→ Exercise brief
Reproduce precisely the lines between the start of the data below and the line with "const barShift = 0.137;", both included.
######
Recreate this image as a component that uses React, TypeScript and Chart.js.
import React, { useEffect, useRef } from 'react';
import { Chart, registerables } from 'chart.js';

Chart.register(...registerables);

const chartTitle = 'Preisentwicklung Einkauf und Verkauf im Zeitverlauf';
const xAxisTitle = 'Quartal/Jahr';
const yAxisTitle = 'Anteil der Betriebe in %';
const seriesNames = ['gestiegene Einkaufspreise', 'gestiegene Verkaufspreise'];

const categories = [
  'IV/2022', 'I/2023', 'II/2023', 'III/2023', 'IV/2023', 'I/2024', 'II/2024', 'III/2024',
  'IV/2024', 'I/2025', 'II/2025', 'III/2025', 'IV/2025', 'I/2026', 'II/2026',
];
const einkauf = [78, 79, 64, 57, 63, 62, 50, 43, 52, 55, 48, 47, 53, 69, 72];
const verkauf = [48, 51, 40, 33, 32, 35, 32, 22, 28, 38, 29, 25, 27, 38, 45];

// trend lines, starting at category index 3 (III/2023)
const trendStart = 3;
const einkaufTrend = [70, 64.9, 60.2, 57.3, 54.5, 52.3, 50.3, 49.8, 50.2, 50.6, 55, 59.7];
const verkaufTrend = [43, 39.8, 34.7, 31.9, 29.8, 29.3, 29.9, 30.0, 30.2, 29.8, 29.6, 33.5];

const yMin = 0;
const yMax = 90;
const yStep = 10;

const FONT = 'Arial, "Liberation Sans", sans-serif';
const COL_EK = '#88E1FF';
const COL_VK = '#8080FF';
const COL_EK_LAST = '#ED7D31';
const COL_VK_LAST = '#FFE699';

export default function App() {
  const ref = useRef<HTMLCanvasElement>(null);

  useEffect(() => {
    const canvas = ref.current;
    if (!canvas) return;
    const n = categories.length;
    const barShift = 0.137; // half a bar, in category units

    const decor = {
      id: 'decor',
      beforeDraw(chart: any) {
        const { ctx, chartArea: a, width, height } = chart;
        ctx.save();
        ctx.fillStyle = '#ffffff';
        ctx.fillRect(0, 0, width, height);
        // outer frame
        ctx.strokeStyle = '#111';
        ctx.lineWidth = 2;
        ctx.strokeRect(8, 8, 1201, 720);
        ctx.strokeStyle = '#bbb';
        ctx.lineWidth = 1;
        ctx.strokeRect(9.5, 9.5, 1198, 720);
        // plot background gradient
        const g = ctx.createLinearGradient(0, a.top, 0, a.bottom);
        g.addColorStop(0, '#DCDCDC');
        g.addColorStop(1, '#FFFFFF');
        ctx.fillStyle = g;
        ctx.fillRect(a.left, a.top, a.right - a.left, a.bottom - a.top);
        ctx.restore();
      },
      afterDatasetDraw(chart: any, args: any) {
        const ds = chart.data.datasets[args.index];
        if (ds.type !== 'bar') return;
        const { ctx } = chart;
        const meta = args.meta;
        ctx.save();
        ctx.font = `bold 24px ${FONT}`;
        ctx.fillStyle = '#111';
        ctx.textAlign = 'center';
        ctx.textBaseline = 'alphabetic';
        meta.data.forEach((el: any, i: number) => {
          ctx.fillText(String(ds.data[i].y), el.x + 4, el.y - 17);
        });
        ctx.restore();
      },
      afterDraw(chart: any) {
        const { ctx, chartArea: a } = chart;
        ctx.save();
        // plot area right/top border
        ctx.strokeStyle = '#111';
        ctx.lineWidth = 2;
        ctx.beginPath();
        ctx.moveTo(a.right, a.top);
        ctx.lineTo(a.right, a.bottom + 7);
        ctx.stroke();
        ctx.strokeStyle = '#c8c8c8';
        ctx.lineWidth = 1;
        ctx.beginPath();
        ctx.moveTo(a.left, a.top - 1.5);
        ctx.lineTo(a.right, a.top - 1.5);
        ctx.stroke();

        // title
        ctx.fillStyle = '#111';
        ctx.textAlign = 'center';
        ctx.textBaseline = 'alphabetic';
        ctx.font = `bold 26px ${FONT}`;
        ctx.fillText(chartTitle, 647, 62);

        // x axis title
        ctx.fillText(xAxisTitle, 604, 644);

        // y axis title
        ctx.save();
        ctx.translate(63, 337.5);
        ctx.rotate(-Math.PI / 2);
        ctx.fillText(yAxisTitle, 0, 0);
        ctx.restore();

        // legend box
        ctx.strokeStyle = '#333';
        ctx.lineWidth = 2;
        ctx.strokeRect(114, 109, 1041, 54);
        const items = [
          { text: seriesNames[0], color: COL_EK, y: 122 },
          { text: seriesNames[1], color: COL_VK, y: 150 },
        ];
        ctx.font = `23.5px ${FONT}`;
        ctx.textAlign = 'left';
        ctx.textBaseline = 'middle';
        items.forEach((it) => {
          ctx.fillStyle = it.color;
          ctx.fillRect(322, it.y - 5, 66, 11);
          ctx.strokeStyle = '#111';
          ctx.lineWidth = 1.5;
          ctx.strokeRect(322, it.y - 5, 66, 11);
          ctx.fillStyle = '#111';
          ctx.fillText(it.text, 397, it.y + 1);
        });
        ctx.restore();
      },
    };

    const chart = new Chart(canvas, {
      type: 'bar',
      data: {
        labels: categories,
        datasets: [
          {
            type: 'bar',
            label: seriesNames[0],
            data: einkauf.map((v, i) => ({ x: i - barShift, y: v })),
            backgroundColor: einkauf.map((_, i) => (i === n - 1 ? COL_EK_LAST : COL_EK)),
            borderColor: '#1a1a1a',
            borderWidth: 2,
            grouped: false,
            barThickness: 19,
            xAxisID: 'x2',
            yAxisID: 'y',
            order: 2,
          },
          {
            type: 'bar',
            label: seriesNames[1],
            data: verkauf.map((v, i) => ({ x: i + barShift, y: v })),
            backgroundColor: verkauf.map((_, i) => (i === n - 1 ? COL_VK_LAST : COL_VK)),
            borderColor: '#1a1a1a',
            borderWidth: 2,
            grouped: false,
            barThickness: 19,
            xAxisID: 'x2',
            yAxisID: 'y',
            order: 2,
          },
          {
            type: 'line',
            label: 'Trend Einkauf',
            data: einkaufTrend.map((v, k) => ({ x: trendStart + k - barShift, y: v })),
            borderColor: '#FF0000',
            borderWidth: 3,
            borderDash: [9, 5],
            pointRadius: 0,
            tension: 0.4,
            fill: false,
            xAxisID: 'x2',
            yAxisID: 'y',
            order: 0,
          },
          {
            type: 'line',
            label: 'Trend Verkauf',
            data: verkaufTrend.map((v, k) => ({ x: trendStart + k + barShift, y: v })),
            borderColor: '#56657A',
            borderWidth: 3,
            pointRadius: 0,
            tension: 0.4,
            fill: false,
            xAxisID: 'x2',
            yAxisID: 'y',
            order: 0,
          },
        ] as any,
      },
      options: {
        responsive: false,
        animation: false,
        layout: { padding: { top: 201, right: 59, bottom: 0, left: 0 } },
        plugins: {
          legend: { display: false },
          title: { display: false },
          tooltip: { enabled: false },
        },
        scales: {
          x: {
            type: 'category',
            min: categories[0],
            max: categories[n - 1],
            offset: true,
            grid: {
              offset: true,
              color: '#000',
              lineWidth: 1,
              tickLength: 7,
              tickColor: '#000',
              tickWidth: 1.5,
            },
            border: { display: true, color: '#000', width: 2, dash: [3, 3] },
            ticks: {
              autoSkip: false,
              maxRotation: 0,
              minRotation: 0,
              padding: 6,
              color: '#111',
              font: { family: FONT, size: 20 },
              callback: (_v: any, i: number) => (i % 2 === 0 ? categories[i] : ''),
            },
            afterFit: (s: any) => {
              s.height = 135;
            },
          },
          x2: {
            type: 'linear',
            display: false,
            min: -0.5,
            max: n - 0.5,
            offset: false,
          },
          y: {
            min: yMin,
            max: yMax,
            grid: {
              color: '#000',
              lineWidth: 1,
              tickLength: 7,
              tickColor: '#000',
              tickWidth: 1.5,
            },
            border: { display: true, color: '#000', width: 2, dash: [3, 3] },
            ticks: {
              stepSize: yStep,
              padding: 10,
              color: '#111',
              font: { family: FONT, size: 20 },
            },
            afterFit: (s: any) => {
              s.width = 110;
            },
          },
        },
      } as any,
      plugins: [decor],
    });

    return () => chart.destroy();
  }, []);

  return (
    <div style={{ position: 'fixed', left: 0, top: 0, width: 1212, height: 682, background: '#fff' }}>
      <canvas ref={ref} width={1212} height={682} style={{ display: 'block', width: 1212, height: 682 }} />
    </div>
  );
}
######
→ Output for this task
Recreate this image as a component that uses React, TypeScript and Chart.js.
import React, { useEffect, useRef } from 'react';
import { Chart, registerables } from 'chart.js';

Chart.register(...registerables);

const chartTitle = 'Preisentwicklung Einkauf und Verkauf im Zeitverlauf';
const xAxisTitle = 'Quartal/Jahr';
const yAxisTitle = 'Anteil der Betriebe in %';
const seriesNames = ['gestiegene Einkaufspreise', 'gestiegene Verkaufspreise'];

const categories = [
  'IV/2022', 'I/2023', 'II/2023', 'III/2023', 'IV/2023', 'I/2024', 'II/2024', 'III/2024',
  'IV/2024', 'I/2025', 'II/2025', 'III/2025', 'IV/2025', 'I/2026', 'II/2026',
];
const einkauf = [78, 79, 64, 57, 63, 62, 50, 43, 52, 55, 48, 47, 53, 69, 72];
const verkauf = [48, 51, 40, 33, 32, 35, 32, 22, 28, 38, 29, 25, 27, 38, 45];

// trend lines, starting at category index 3 (III/2023)
const trendStart = 3;
const einkaufTrend = [70, 64.9, 60.2, 57.3, 54.5, 52.3, 50.3, 49.8, 50.2, 50.6, 55, 59.7];
const verkaufTrend = [43, 39.8, 34.7, 31.9, 29.8, 29.3, 29.9, 30.0, 30.2, 29.8, 29.6, 33.5];

const yMin = 0;
const yMax = 90;
const yStep = 10;

const FONT = 'Arial, "Liberation Sans", sans-serif';
const COL_EK = '#88E1FF';
const COL_VK = '#8080FF';
const COL_EK_LAST = '#ED7D31';
const COL_VK_LAST = '#FFE699';

export default function App() {
  const ref = useRef<HTMLCanvasElement>(null);

  useEffect(() => {
    const canvas = ref.current;
    if (!canvas) return;
    const n = categories.length;
    const barShift = 0.137; // half a bar, in category units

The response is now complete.